### GIVEN INFORMATION
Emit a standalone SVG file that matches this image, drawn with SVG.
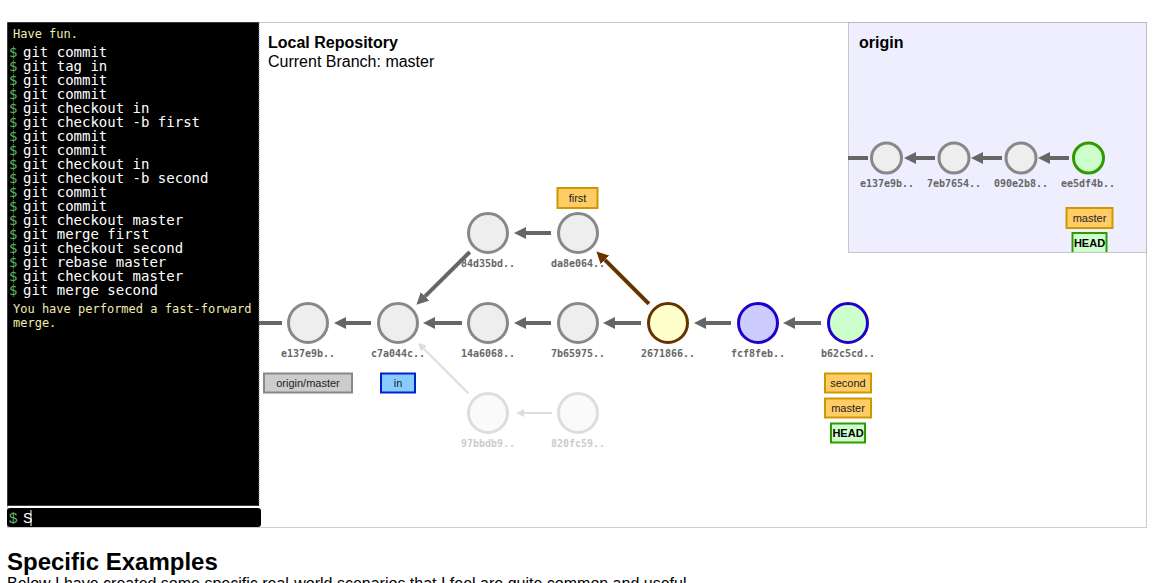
<svg xmlns="http://www.w3.org/2000/svg" width="1168" height="583" viewBox="0 0 1168 583">
<style>
.term{font-family:"DejaVu Sans Mono",monospace;font-size:14px;fill:#fff}
.dol{font-family:"DejaVu Sans Mono",monospace;font-size:14px;fill:#5cb85c}
.msg{font-family:"DejaVu Sans Mono",monospace;font-size:12px;fill:#f0ecb0}
.title{font-family:"Liberation Sans",Arial,sans-serif;font-size:16px;font-weight:bold;fill:#000}
.sub{font-family:"Liberation Sans",Arial,sans-serif;font-size:16px;fill:#000}
.c{fill:#eee;stroke:#888;stroke-width:3}
.cf{fill:#fafafa;stroke:#ddd;stroke-width:3}
.lbl{font-family:"DejaVu Sans Mono",monospace;font-size:10px;font-weight:bold;fill:#666;text-anchor:middle}
.lblf{font-family:"DejaVu Sans Mono",monospace;font-size:10px;font-weight:bold;fill:#ccc;text-anchor:middle}
.ar{stroke:#666;stroke-width:4;fill:none}
.arb{stroke:#663300;stroke-width:4;fill:none}
.arf{stroke:#ddd;stroke-width:2;fill:none}
.tag{stroke-width:2}
.tagt{font-family:"Liberation Sans",Arial,sans-serif;font-size:11px;fill:#222;text-anchor:middle}
.br{fill:#ffcc66;stroke:#cc9900}
.hd{fill:#ccffcc;stroke:#339900}
.dot{fill:none;stroke:#999;stroke-width:1;stroke-dasharray:1,1}
</style>
<defs>
<marker id="ah" markerUnits="userSpaceOnUse" markerWidth="12" markerHeight="12" refX="0" refY="6" orient="auto"><path d="M0,0 L12,6 L0,12 Z" fill="#666"/></marker>
<marker id="ahb" markerUnits="userSpaceOnUse" markerWidth="12" markerHeight="12" refX="0" refY="6" orient="auto"><path d="M0,0 L12,6 L0,12 Z" fill="#663300"/></marker>
<marker id="ahf" markerUnits="userSpaceOnUse" markerWidth="8" markerHeight="8" refX="0" refY="4" orient="auto"><path d="M0,0 L8,4 L0,8 Z" fill="#ddd"/></marker>
<clipPath id="oclip"><rect x="848" y="22" width="298" height="230"/></clipPath>
</defs>

<rect x="0" y="0" width="1168" height="583" fill="#fff"/>

<!-- outer frame -->
<rect x="7.5" y="22.5" width="1139" height="505" class="dot"/>

<!-- origin box -->
<rect id="origin-box" x="848.5" y="22.5" width="298" height="230" class="dot" style="fill:#eeeeff"/>

<!-- terminal -->
<g id="terminal">
<rect x="7" y="22" width="252" height="484" fill="#000"/>
<rect x="7.5" y="22.5" width="251.5" height="483" fill="none" stroke="#777" stroke-dasharray="1,1"/>
<text class="msg" x="13" y="38">Have fun.</text>
<g class="dol">
<text x="9" y="57">$</text><text x="9" y="71">$</text><text x="9" y="85">$</text><text x="9" y="99">$</text>
<text x="9" y="113">$</text><text x="9" y="127">$</text><text x="9" y="141">$</text><text x="9" y="155">$</text>
<text x="9" y="169">$</text><text x="9" y="183">$</text><text x="9" y="197">$</text><text x="9" y="211">$</text>
<text x="9" y="225">$</text><text x="9" y="239">$</text><text x="9" y="253">$</text><text x="9" y="267">$</text>
<text x="9" y="281">$</text><text x="9" y="295">$</text>
</g>
<g class="term">
<text x="23" y="57">git commit</text>
<text x="23" y="71">git tag in</text>
<text x="23" y="85">git commit</text>
<text x="23" y="99">git commit</text>
<text x="23" y="113">git checkout in</text>
<text x="23" y="127">git checkout -b first</text>
<text x="23" y="141">git commit</text>
<text x="23" y="155">git commit</text>
<text x="23" y="169">git checkout in</text>
<text x="23" y="183">git checkout -b second</text>
<text x="23" y="197">git commit</text>
<text x="23" y="211">git commit</text>
<text x="23" y="225">git checkout master</text>
<text x="23" y="239">git merge first</text>
<text x="23" y="253">git checkout second</text>
<text x="23" y="267">git rebase master</text>
<text x="23" y="281">git checkout master</text>
<text x="23" y="295">git merge second</text>
</g>
<text class="msg" x="13" y="313">You have performed a fast-forward</text>
<text class="msg" x="13" y="327">merge.</text>
<rect x="7" y="508" width="254" height="19" rx="3" fill="#000"/>
<text x="9" y="523" font-family="Liberation Sans, Arial, sans-serif" font-size="15" fill="#5cb85c">$</text>
<text x="23" y="523" font-family="Liberation Sans, Arial, sans-serif" font-size="14" fill="#fff">S</text>
<line x1="31" y1="510" x2="31" y2="526" stroke="#fff" stroke-width="1"/>
</g>

<text class="title" x="268" y="48">Local Repository</text>
<text class="sub" x="268" y="67">Current Branch: master</text>
<text class="title" x="859" y="48">origin</text>

<!-- connectors -->
<g id="connectors">
<line class="ar" x1="259" y1="323" x2="282" y2="323"/>
<line class="ar" x1="371" y1="323" x2="346" y2="323" marker-end="url(#ah)"/>
<line class="ar" x1="462" y1="323" x2="435" y2="323" marker-end="url(#ah)"/>
<line class="ar" x1="551" y1="323" x2="526" y2="323" marker-end="url(#ah)"/>
<line class="ar" x1="641" y1="323" x2="615" y2="323" marker-end="url(#ah)"/>
<line class="ar" x1="731" y1="323" x2="706" y2="323" marker-end="url(#ah)"/>
<line class="ar" x1="821" y1="323" x2="795" y2="323" marker-end="url(#ah)"/>
<line class="ar" x1="551" y1="233" x2="526" y2="233" marker-end="url(#ah)"/>
<line class="ar" x1="469.8" y1="252" x2="425" y2="296.3" marker-end="url(#ah)"/>
<line class="arb" x1="648.9" y1="303.9" x2="604.9" y2="259.9" marker-end="url(#ahb)"/>
<line class="arf" x1="468.5" y1="393.5" x2="423.7" y2="348.6" marker-end="url(#ahf)"/>
<line class="arf" x1="552" y1="413" x2="524" y2="413" marker-end="url(#ahf)"/>
<line class="ar" x1="848" y1="158" x2="868" y2="158"/>
<line class="ar" x1="935" y1="158" x2="916" y2="158" marker-end="url(#ah)"/>
<line class="ar" x1="1002" y1="158" x2="983" y2="158" marker-end="url(#ah)"/>
<line class="ar" x1="1069" y1="158" x2="1050" y2="158" marker-end="url(#ah)"/>
</g>

<!-- local nodes -->
<g id="n-e137e9b"><circle class="c" cx="308" cy="323" r="19.5"/><text class="lbl" x="308" y="357">e137e9b..</text></g>
<g id="n-c7a044c"><circle class="c" cx="398" cy="323" r="19.5"/><text class="lbl" x="398" y="357">c7a044c..</text></g>
<g id="n-14a6068"><circle class="c" cx="488" cy="323" r="19.5"/><text class="lbl" x="488" y="357">14a6068..</text></g>
<g id="n-7b65975"><circle class="c" cx="578" cy="323" r="19.5"/><text class="lbl" x="578" y="357">7b65975..</text></g>
<g id="n-2671866"><circle cx="668" cy="323" r="19.5" fill="#ffffcc" stroke="#663300" stroke-width="3"/><text class="lbl" x="668" y="357">2671866..</text></g>
<g id="n-fcf8feb"><circle cx="758" cy="323" r="19.5" fill="#ccccff" stroke="#2200cc" stroke-width="3"/><text class="lbl" x="758" y="357">fcf8feb..</text></g>
<g id="n-b62c5cd"><circle cx="848" cy="323" r="19.5" fill="#ccffcc" stroke="#2200cc" stroke-width="3"/><text class="lbl" x="848" y="357">b62c5cd..</text></g>
<g id="n-84d35bd"><circle class="c" cx="488" cy="233" r="19.5"/><text class="lbl" x="488" y="267">84d35bd..</text></g>
<g id="n-da8e064"><circle class="c" cx="578" cy="233" r="19.5"/><text class="lbl" x="578" y="267">da8e064..</text></g>
<g id="n-97bbdb9"><circle class="cf" cx="488" cy="413" r="19.5"/><text class="lblf" x="488" y="447">97bbdb9..</text></g>
<g id="n-820fc59"><circle class="cf" cx="578" cy="413" r="19.5"/><text class="lblf" x="578" y="447">820fc59..</text></g>

<!-- local tags -->
<g id="tag-first"><rect class="tag br" x="557.5" y="188" width="40" height="20"/><text class="tagt" x="577.5" y="202">first</text></g>
<g id="tag-origin-master"><rect class="tag" x="264" y="373.5" width="88" height="19" fill="#ccc" stroke="#888"/><text class="tagt" x="308" y="387">origin/master</text></g>
<g id="tag-in"><rect class="tag" x="381" y="373.5" width="34" height="19" fill="#88ccff" stroke="#0022cc"/><text class="tagt" x="398" y="387">in</text></g>
<g id="tag-second"><rect class="tag br" x="825" y="373.5" width="46" height="19"/><text class="tagt" x="848" y="387">second</text></g>
<g id="tag-master"><rect class="tag br" x="825" y="398.5" width="46" height="19"/><text class="tagt" x="848" y="412">master</text></g>
<g id="tag-head"><rect class="tag hd" x="831" y="423.5" width="34" height="19"/><text class="tagt" x="848" y="437" font-weight="bold" style="fill:#000">HEAD</text></g>

<!-- origin nodes -->
<g id="o-e137e9b"><circle class="c" cx="886.5" cy="158" r="15"/><text class="lbl" x="887" y="187">e137e9b..</text></g>
<g id="o-7eb7654"><circle class="c" cx="954" cy="158" r="15"/><text class="lbl" x="954" y="187">7eb7654..</text></g>
<g id="o-090e2b8"><circle class="c" cx="1021" cy="158" r="15"/><text class="lbl" x="1021" y="187">090e2b8..</text></g>
<g id="o-ee5df4b"><circle cx="1088.5" cy="158" r="15" fill="#ccffcc" stroke="#339900" stroke-width="3"/><text class="lbl" x="1088" y="187">ee5df4b..</text></g>
<g id="o-tags" clip-path="url(#oclip)">
<rect class="tag br" x="1066.5" y="208" width="46" height="20"/><text class="tagt" x="1089.5" y="222">master</text>
<rect class="tag hd" x="1072.5" y="233" width="34" height="20"/><text class="tagt" x="1089.5" y="247" font-weight="bold" style="fill:#000">HEAD</text>
</g>

<text x="7" y="570" font-family="Liberation Sans, Arial, sans-serif" font-size="24" font-weight="bold" fill="#000">Specific Examples</text>
<text x="7" y="589" font-family="Liberation Sans, Arial, sans-serif" font-size="16" fill="#000">Below I have created some specific real-world scenarios that I feel are quite common and useful.</text>
</svg>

### EXERCISE DESCRIPTION
From the data above, copy out every line with the string "that" in it.

### FINAL RESULT
Emit a standalone SVG file that matches this image, drawn with SVG.
<text x="7" y="589" font-family="Liberation Sans, Arial, sans-serif" font-size="16" fill="#000">Below I have created some specific real-world scenarios that I feel are quite common and useful.</text>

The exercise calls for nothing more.